Aim of the exercise: Exactly repeat the material, dropping every picture from the copy.
**** Material for this exercise ****
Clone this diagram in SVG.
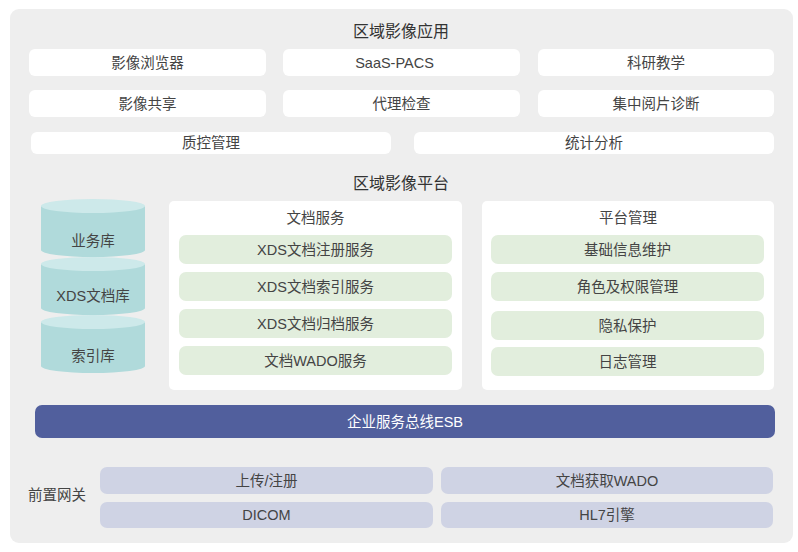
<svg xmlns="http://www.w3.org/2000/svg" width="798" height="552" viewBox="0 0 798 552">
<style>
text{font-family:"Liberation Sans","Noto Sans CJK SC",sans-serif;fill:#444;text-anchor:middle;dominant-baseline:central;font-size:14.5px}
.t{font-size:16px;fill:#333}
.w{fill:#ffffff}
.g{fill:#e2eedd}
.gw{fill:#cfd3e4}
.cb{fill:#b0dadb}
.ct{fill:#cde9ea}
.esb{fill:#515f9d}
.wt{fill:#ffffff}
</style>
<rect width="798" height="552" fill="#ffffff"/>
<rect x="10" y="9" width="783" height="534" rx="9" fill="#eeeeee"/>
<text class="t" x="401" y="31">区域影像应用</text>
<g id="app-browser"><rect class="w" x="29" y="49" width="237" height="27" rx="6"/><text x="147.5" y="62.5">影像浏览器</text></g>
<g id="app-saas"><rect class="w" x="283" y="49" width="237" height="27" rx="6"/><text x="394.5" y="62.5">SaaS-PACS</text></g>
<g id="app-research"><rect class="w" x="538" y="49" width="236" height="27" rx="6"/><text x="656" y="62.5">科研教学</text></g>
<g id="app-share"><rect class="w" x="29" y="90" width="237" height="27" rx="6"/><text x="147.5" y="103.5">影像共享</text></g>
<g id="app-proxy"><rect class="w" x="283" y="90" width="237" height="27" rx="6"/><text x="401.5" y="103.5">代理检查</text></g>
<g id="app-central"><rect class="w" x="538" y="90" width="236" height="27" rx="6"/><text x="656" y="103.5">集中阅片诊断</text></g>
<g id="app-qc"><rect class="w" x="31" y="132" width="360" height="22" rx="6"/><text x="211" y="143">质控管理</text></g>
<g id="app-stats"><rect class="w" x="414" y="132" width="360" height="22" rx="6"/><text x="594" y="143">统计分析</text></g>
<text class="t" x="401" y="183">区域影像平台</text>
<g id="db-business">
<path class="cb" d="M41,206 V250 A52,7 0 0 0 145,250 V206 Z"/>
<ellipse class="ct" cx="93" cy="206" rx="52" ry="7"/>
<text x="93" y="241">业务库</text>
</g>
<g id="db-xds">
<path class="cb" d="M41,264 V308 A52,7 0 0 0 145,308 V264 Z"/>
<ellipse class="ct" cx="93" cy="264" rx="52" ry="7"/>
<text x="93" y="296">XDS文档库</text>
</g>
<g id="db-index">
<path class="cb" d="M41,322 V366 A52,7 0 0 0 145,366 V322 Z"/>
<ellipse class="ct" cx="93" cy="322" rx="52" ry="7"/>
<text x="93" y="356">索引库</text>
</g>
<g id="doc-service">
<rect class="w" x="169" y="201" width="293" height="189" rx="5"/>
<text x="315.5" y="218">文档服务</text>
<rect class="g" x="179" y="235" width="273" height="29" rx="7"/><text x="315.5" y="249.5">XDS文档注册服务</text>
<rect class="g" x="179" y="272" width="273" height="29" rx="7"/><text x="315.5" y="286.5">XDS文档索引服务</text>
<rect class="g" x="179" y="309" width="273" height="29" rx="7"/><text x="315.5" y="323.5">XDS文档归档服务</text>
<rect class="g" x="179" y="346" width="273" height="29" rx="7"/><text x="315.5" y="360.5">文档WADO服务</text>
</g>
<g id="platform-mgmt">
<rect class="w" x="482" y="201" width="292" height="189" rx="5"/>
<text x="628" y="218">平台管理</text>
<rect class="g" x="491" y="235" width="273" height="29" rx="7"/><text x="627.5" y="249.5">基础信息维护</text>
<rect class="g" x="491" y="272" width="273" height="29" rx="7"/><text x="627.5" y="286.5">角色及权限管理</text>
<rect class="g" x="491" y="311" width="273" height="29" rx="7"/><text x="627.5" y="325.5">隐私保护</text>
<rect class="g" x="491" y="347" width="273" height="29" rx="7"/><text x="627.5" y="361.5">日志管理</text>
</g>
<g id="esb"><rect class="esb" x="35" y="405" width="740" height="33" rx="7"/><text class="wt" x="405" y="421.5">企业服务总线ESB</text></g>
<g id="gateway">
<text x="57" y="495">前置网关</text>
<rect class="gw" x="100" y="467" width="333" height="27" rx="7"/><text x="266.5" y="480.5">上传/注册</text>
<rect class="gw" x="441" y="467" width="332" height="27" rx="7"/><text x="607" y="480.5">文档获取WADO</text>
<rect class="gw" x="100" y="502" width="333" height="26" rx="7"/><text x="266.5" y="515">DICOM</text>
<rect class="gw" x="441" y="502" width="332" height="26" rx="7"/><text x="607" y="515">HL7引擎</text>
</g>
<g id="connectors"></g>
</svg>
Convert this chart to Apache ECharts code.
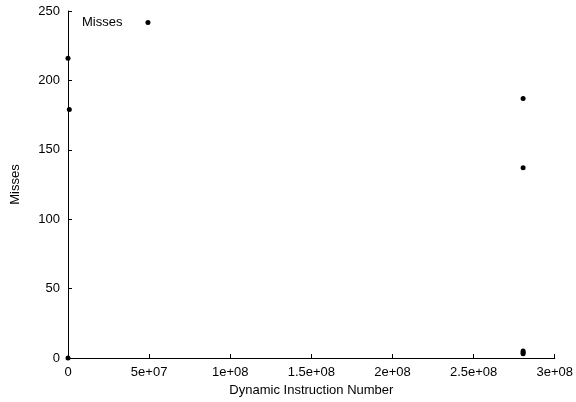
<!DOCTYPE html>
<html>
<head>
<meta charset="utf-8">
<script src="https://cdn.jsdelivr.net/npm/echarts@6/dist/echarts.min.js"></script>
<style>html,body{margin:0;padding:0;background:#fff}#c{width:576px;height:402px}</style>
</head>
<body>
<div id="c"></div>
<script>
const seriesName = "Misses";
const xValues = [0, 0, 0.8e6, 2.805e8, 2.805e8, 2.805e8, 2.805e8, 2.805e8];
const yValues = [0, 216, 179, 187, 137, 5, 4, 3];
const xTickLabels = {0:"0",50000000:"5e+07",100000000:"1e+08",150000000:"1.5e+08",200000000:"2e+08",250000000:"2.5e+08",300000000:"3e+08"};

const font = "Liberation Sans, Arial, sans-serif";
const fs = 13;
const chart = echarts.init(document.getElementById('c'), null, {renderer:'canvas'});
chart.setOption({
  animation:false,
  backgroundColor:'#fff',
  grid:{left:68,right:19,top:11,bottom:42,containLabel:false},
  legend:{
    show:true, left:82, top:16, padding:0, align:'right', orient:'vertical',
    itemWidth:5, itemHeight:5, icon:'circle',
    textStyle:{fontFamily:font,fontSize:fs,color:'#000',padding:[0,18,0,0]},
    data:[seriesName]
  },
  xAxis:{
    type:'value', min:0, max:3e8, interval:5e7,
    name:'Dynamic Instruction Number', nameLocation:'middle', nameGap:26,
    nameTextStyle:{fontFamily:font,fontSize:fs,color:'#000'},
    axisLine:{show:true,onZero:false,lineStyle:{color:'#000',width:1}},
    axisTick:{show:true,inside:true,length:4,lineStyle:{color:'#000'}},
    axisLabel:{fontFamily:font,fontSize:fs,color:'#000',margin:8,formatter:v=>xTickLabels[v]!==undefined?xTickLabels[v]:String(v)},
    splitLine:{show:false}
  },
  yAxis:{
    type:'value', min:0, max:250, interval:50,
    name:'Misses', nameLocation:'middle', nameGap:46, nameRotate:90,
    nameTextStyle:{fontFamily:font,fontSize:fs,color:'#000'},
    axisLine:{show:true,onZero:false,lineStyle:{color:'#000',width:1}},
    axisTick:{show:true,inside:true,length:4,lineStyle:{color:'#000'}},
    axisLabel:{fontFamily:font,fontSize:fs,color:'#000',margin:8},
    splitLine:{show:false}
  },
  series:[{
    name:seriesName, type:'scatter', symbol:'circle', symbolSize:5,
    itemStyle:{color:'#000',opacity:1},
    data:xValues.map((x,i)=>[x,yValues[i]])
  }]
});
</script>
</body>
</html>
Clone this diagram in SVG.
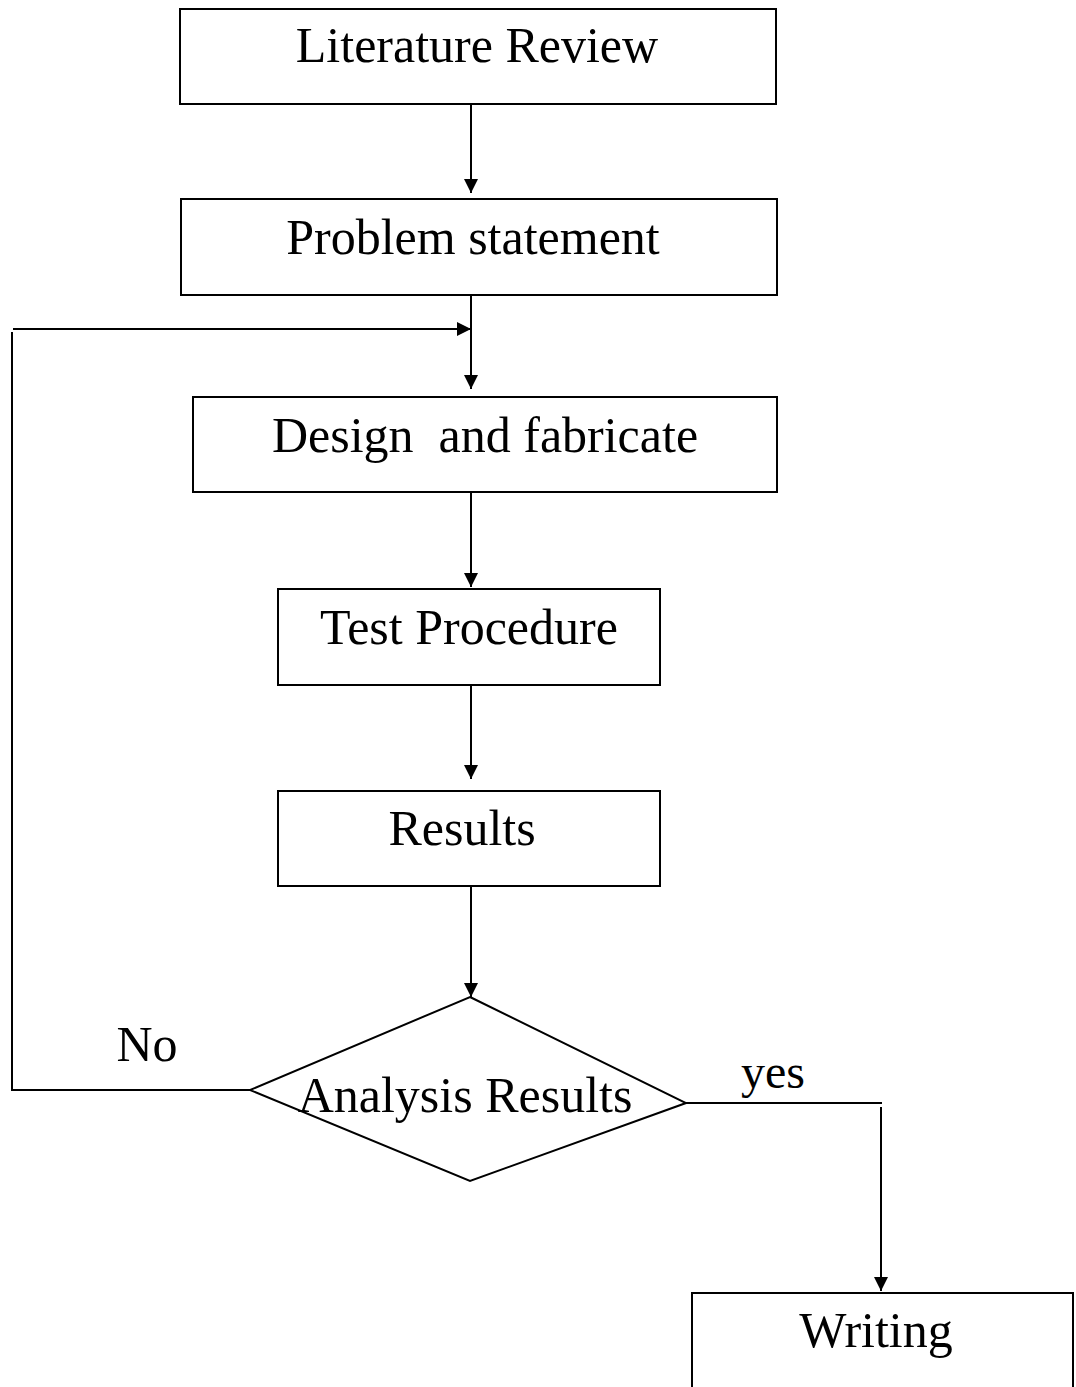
****
Result of this task:
Clone this diagram in SVG.
<svg xmlns="http://www.w3.org/2000/svg" width="798" height="552" viewBox="0 0 798 552">
<style>
text{font-family:"Liberation Sans","Noto Sans CJK SC",sans-serif;fill:#444;text-anchor:middle;dominant-baseline:central;font-size:14.5px}
.t{font-size:16px;fill:#333}
.w{fill:#ffffff}
.g{fill:#e2eedd}
.gw{fill:#cfd3e4}
.cb{fill:#b0dadb}
.ct{fill:#cde9ea}
.esb{fill:#515f9d}
.wt{fill:#ffffff}
</style>
<rect width="798" height="552" fill="#ffffff"/>
<rect x="10" y="9" width="783" height="534" rx="9" fill="#eeeeee"/>
<text class="t" x="401" y="31">区域影像应用</text>
<g id="app-browser"><rect class="w" x="29" y="49" width="237" height="27" rx="6"/><text x="147.5" y="62.5">影像浏览器</text></g>
<g id="app-saas"><rect class="w" x="283" y="49" width="237" height="27" rx="6"/><text x="394.5" y="62.5">SaaS-PACS</text></g>
<g id="app-research"><rect class="w" x="538" y="49" width="236" height="27" rx="6"/><text x="656" y="62.5">科研教学</text></g>
<g id="app-share"><rect class="w" x="29" y="90" width="237" height="27" rx="6"/><text x="147.5" y="103.5">影像共享</text></g>
<g id="app-proxy"><rect class="w" x="283" y="90" width="237" height="27" rx="6"/><text x="401.5" y="103.5">代理检查</text></g>
<g id="app-central"><rect class="w" x="538" y="90" width="236" height="27" rx="6"/><text x="656" y="103.5">集中阅片诊断</text></g>
<g id="app-qc"><rect class="w" x="31" y="132" width="360" height="22" rx="6"/><text x="211" y="143">质控管理</text></g>
<g id="app-stats"><rect class="w" x="414" y="132" width="360" height="22" rx="6"/><text x="594" y="143">统计分析</text></g>
<text class="t" x="401" y="183">区域影像平台</text>
<g id="db-business">
<path class="cb" d="M41,206 V250 A52,7 0 0 0 145,250 V206 Z"/>
<ellipse class="ct" cx="93" cy="206" rx="52" ry="7"/>
<text x="93" y="241">业务库</text>
</g>
<g id="db-xds">
<path class="cb" d="M41,264 V308 A52,7 0 0 0 145,308 V264 Z"/>
<ellipse class="ct" cx="93" cy="264" rx="52" ry="7"/>
<text x="93" y="296">XDS文档库</text>
</g>
<g id="db-index">
<path class="cb" d="M41,322 V366 A52,7 0 0 0 145,366 V322 Z"/>
<ellipse class="ct" cx="93" cy="322" rx="52" ry="7"/>
<text x="93" y="356">索引库</text>
</g>
<g id="doc-service">
<rect class="w" x="169" y="201" width="293" height="189" rx="5"/>
<text x="315.5" y="218">文档服务</text>
<rect class="g" x="179" y="235" width="273" height="29" rx="7"/><text x="315.5" y="249.5">XDS文档注册服务</text>
<rect class="g" x="179" y="272" width="273" height="29" rx="7"/><text x="315.5" y="286.5">XDS文档索引服务</text>
<rect class="g" x="179" y="309" width="273" height="29" rx="7"/><text x="315.5" y="323.5">XDS文档归档服务</text>
<rect class="g" x="179" y="346" width="273" height="29" rx="7"/><text x="315.5" y="360.5">文档WADO服务</text>
</g>
<g id="platform-mgmt">
<rect class="w" x="482" y="201" width="292" height="189" rx="5"/>
<text x="628" y="218">平台管理</text>
<rect class="g" x="491" y="235" width="273" height="29" rx="7"/><text x="627.5" y="249.5">基础信息维护</text>
<rect class="g" x="491" y="272" width="273" height="29" rx="7"/><text x="627.5" y="286.5">角色及权限管理</text>
<rect class="g" x="491" y="311" width="273" height="29" rx="7"/><text x="627.5" y="325.5">隐私保护</text>
<rect class="g" x="491" y="347" width="273" height="29" rx="7"/><text x="627.5" y="361.5">日志管理</text>
</g>
<g id="esb"><rect class="esb" x="35" y="405" width="740" height="33" rx="7"/><text class="wt" x="405" y="421.5">企业服务总线ESB</text></g>
<g id="gateway">
<text x="57" y="495">前置网关</text>
<rect class="gw" x="100" y="467" width="333" height="27" rx="7"/><text x="266.5" y="480.5">上传/注册</text>
<rect class="gw" x="441" y="467" width="332" height="27" rx="7"/><text x="607" y="480.5">文档获取WADO</text>
<rect class="gw" x="100" y="502" width="333" height="26" rx="7"/><text x="266.5" y="515">DICOM</text>
<rect class="gw" x="441" y="502" width="332" height="26" rx="7"/><text x="607" y="515">HL7引擎</text>
</g>
<g id="connectors"></g>
</svg>
Convert this chart to Apache ECharts code.
<!DOCTYPE html>
<html>
<head>
<meta charset="utf-8">
<script src="https://cdn.jsdelivr.net/npm/echarts@6/dist/echarts.min.js"></script>
<style>html,body{margin:0;padding:0;background:#fff}#c{width:576px;height:402px}</style>
</head>
<body>
<div id="c"></div>
<script>
const seriesName = "Misses";
const xValues = [0, 0, 0.8e6, 2.805e8, 2.805e8, 2.805e8, 2.805e8, 2.805e8];
const yValues = [0, 216, 179, 187, 137, 5, 4, 3];
const xTickLabels = {0:"0",50000000:"5e+07",100000000:"1e+08",150000000:"1.5e+08",200000000:"2e+08",250000000:"2.5e+08",300000000:"3e+08"};

const font = "Liberation Sans, Arial, sans-serif";
const fs = 13;
const chart = echarts.init(document.getElementById('c'), null, {renderer:'canvas'});
chart.setOption({
  animation:false,
  backgroundColor:'#fff',
  grid:{left:68,right:19,top:11,bottom:42,containLabel:false},
  legend:{
    show:true, left:82, top:16, padding:0, align:'right', orient:'vertical',
    itemWidth:5, itemHeight:5, icon:'circle',
    textStyle:{fontFamily:font,fontSize:fs,color:'#000',padding:[0,18,0,0]},
    data:[seriesName]
  },
  xAxis:{
    type:'value', min:0, max:3e8, interval:5e7,
    name:'Dynamic Instruction Number', nameLocation:'middle', nameGap:26,
    nameTextStyle:{fontFamily:font,fontSize:fs,color:'#000'},
    axisLine:{show:true,onZero:false,lineStyle:{color:'#000',width:1}},
    axisTick:{show:true,inside:true,length:4,lineStyle:{color:'#000'}},
    axisLabel:{fontFamily:font,fontSize:fs,color:'#000',margin:8,formatter:v=>xTickLabels[v]!==undefined?xTickLabels[v]:String(v)},
    splitLine:{show:false}
  },
  yAxis:{
    type:'value', min:0, max:250, interval:50,
    name:'Misses', nameLocation:'middle', nameGap:46, nameRotate:90,
    nameTextStyle:{fontFamily:font,fontSize:fs,color:'#000'},
    axisLine:{show:true,onZero:false,lineStyle:{color:'#000',width:1}},
    axisTick:{show:true,inside:true,length:4,lineStyle:{color:'#000'}},
    axisLabel:{fontFamily:font,fontSize:fs,color:'#000',margin:8},
    splitLine:{show:false}
  },
  series:[{
    name:seriesName, type:'scatter', symbol:'circle', symbolSize:5,
    itemStyle:{color:'#000',opacity:1},
    data:xValues.map((x,i)=>[x,yValues[i]])
  }]
});
</script>
</body>
</html>
Clone this diagram in SVG.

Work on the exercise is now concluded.